Extract word for word the lines of the listing from its start to the line holding "19.3, 16.2, 16.2]", both ends kept; pictures are not part of the copy.

※ ※ ※

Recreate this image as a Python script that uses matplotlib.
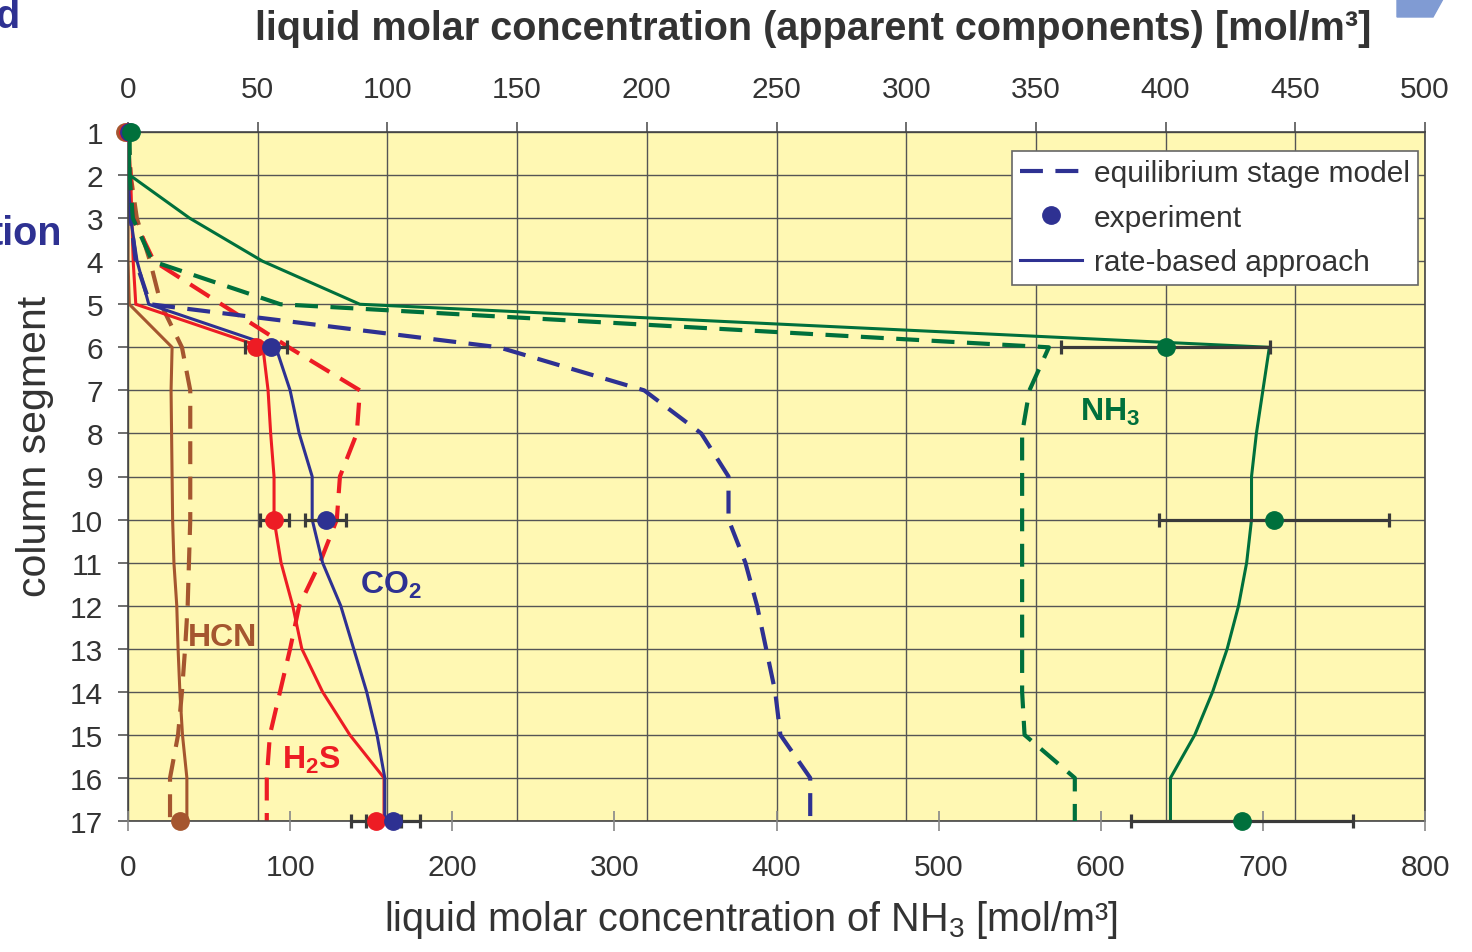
import numpy as np
import matplotlib.pyplot as plt
from matplotlib.lines import Line2D
from matplotlib.patches import Polygon

plt.rcParams['font.family'] = ['Liberation Sans', 'DejaVu Sans']
plt.rcParams['mathtext.fontset'] = 'custom'
plt.rcParams['mathtext.rm'] = 'Liberation Sans'
plt.rcParams['mathtext.it'] = 'Liberation Sans:italic'
plt.rcParams['mathtext.bf'] = 'Liberation Sans:bold'

segments = np.arange(1, 18)

# apparent components, top axis [mol/m3]
co2_rate = [0, 0, 1, 3.5, 8, 57, 62.5, 66, 71, 71, 75, 82, 87, 92, 96, 99, 99]
co2_equil = [0, 0, 1, 3, 8.5, 143, 199, 221, 231.5, 231.5, 238, 242.5, 246, 249.5, 251.5, 263, 263]
h2s_rate = [0, 1, 1.5, 2, 3, 52, 54, 55, 56.3, 56.3, 59, 63.5, 67, 75, 85.5, 98.7, 98.7]
h2s_equil = [0, 1, 2, 10, 36, 62, 89.4, 88.2, 81.7, 80.5, 74, 66, 62.5, 58.6, 54.7, 53.5, 53.5]
hcn_rate = [0, 0, 0, 0, 0.5, 17, 16.6, 16.8, 17, 17.2, 17.7, 18.8, 19.3, 20, 21, 22.7, 22.7]
hcn_equil = [0, 1, 3.4, 8.5, 12.7, 20.8, 24, 24, 24, 24, 23.5, 23, 22, 20.8, 19.3, 16.2, 16.2]

# NH3, bottom axis [mol/m3]
nh3_rate = [1, 1, 38, 83, 143, 704, 700, 696, 693, 693, 690, 685, 678, 669, 658, 643, 643]
nh3_equil = [1, 1, 3, 15, 94, 568, 556, 551.5, 551.5, 551.5, 551.5, 551.5, 551.5, 551.5, 553, 584, 584]

# experiments
exp_seg = [1, 6, 10, 17]
co2_exp = [0.5, 55, 76.3, 102]
co2_err = [0, 6.2, 7.9, 10.4]
h2s_exp = [0, 49.3, 56.3, 95.6]
h2s_err = [0, 4.2, 5.6, 9.6]
hcn_seg = [1, 17]
hcn_exp = [-1, 20]
nh3_exp = [2, 640, 707, 687]
nh3_err = [0, 64.5, 71, 68.5]

blue = '#2E3192'
red = '#ED1C24'
green = '#00703C'
brown = '#A5562F'
txt = '#333333'

fig = plt.figure(figsize=(14.72, 9.53), dpi=100)
ax = fig.add_axes([128/1472, 1-822/953, 1297/1472, 689/953])
axn = ax.twiny()
ax.xaxis.tick_top()
axn.xaxis.tick_bottom()

ax.set_facecolor('#FFF8B3')
ax.set_xlim(0, 500)
ax.set_ylim(17, 1)
ax.set_xticks(np.arange(0, 501, 50))
ax.set_yticks(segments)
ax.grid(True, color='#555555', lw=1.0)
ax.set_axisbelow(True)
axn.set_xlim(0, 800)
axn.set_xticks(np.arange(0, 801, 100))

for s in ax.spines.values():
    s.set_color('#444444')
    s.set_linewidth(1.2)
for s in axn.spines.values():
    s.set_visible(False)

ax.tick_params(axis='x', top=True, bottom=False, labeltop=True, labelbottom=False,
               direction='out', length=7, width=1.2, color='#555555', pad=14,
               labelsize=21.5, labelcolor=txt)
ax.tick_params(axis='y', direction='out', length=7, width=1.2, color='#555555', pad=11,
               labelsize=21.5, labelcolor=txt)
axn.tick_params(axis='x', direction='inout', length=14, width=1.2, color='#888888', pad=16,
                labelsize=21.5, labelcolor=txt)

dash = (5.5, 3)
lw_rate = 2.2
lw_eq = 3.0
ax.plot(hcn_rate, segments, color=brown, lw=lw_rate)
ax.plot(hcn_equil, segments, color=brown, lw=lw_eq, dashes=dash)
ax.plot(h2s_rate, segments, color=red, lw=lw_rate)
ax.plot(h2s_equil, segments, color=red, lw=lw_eq, dashes=dash)
ax.plot(co2_rate, segments, color=blue, lw=lw_rate)
ax.plot(co2_equil, segments, color=blue, lw=lw_eq, dashes=dash)
axn.plot(nh3_rate, segments, color=green, lw=lw_rate)
axn.plot(nh3_equil, segments, color=green, lw=lw_eq, dashes=dash)

ekw = dict(fmt='none', ecolor='#3a3a3a', elinewidth=2.3, capsize=5, capthick=2.3, zorder=4)
for eb in [ax.errorbar(h2s_exp, exp_seg, xerr=h2s_err, **ekw),
           ax.errorbar(co2_exp, exp_seg, xerr=co2_err, **ekw),
           axn.errorbar(nh3_exp, exp_seg, xerr=nh3_err, **ekw)]:
    for art in eb.get_children():
        art.set_clip_on(False)

ms = 12.5
ax.plot(hcn_exp, hcn_seg, 'o', ms=ms, color=brown, zorder=5, clip_on=False)
ax.plot(h2s_exp, exp_seg, 'o', ms=ms, color=red, zorder=5, clip_on=False)
ax.plot(co2_exp, exp_seg, 'o', ms=ms, color=blue, zorder=5, clip_on=False)
axn.plot(nh3_exp, exp_seg, 'o', ms=ms, color=green, zorder=5, clip_on=False)

ax.text(89.4, 11.5, r'CO$_\mathbf{2}$', color=blue, fontsize=23, weight='bold', va='center')
ax.text(59.4, 15.56, r'H$_\mathbf{2}$S', color=red, fontsize=23, weight='bold', va='center')
ax.text(23.1, 12.73, 'HCN', color=brown, fontsize=23, weight='bold', va='center')
ax.text(367, 7.48, r'NH$_\mathbf{3}$', color=green, fontsize=23, weight='bold', va='center')

handles = [Line2D([], [], color=blue, lw=lw_eq, dashes=dash),
           Line2D([], [], color=blue, marker='o', ls='none', ms=ms),
           Line2D([], [], color=blue, lw=lw_rate)]
labels = ['equilibrium stage model', 'experiment', 'rate-based approach']
leg = axn.legend(handles, labels, loc='upper right', bbox_to_anchor=(0.9946, 0.9724),
                 fontsize=21.5, fancybox=False, edgecolor='#666666', framealpha=1,
                 borderaxespad=0, handlelength=2.05, handletextpad=0.4,
                 labelspacing=0.55, borderpad=0.28, labelcolor=txt)
leg.get_frame().set_linewidth(1.2)

fig.text(813/1472, 1-29/953, 'liquid molar concentration (apparent components) [mol/m³]',
         ha='center', va='center', fontsize=28.5, weight='bold', color=txt)
fig.text(751/1472, 1-920/953, 'liquid molar concentration of NH$_3$ [mol/m³]',
         ha='center', va='center', fontsize=28.5, color=txt)
fig.text(35/1472, 1-446/953, 'column segment', rotation=90,
         ha='center', va='center', fontsize=29.5, color=txt)

# slide fragments around the chart
fig.text(-5/1472, 1-28/953, 'd', ha='left', va='baseline', fontsize=28.5, weight='bold', color=blue)
fig.text(62/1472, 1-245/953, 'tion', ha='right', va='baseline', fontsize=28.5, weight='bold', color=blue)
fig.patches.append(Polygon([[1397/1472, 1], [1443/1472, 1], [1433/1472, 1-18/953], [1397/1472, 1-18/953]],
                           closed=True, transform=fig.transFigure, color='#809BD3'))

fig.savefig('out.png', dpi=100)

※ ※ ※

## EXERCISE RESULT
Recreate this image as a Python script that uses matplotlib.
import numpy as np
import matplotlib.pyplot as plt
from matplotlib.lines import Line2D
from matplotlib.patches import Polygon

plt.rcParams['font.family'] = ['Liberation Sans', 'DejaVu Sans']
plt.rcParams['mathtext.fontset'] = 'custom'
plt.rcParams['mathtext.rm'] = 'Liberation Sans'
plt.rcParams['mathtext.it'] = 'Liberation Sans:italic'
plt.rcParams['mathtext.bf'] = 'Liberation Sans:bold'

segments = np.arange(1, 18)

# apparent components, top axis [mol/m3]
co2_rate = [0, 0, 1, 3.5, 8, 57, 62.5, 66, 71, 71, 75, 82, 87, 92, 96, 99, 99]
co2_equil = [0, 0, 1, 3, 8.5, 143, 199, 221, 231.5, 231.5, 238, 242.5, 246, 249.5, 251.5, 263, 263]
h2s_rate = [0, 1, 1.5, 2, 3, 52, 54, 55, 56.3, 56.3, 59, 63.5, 67, 75, 85.5, 98.7, 98.7]
h2s_equil = [0, 1, 2, 10, 36, 62, 89.4, 88.2, 81.7, 80.5, 74, 66, 62.5, 58.6, 54.7, 53.5, 53.5]
hcn_rate = [0, 0, 0, 0, 0.5, 17, 16.6, 16.8, 17, 17.2, 17.7, 18.8, 19.3, 20, 21, 22.7, 22.7]
hcn_equil = [0, 1, 3.4, 8.5, 12.7, 20.8, 24, 24, 24, 24, 23.5, 23, 22, 20.8, 19.3, 16.2, 16.2]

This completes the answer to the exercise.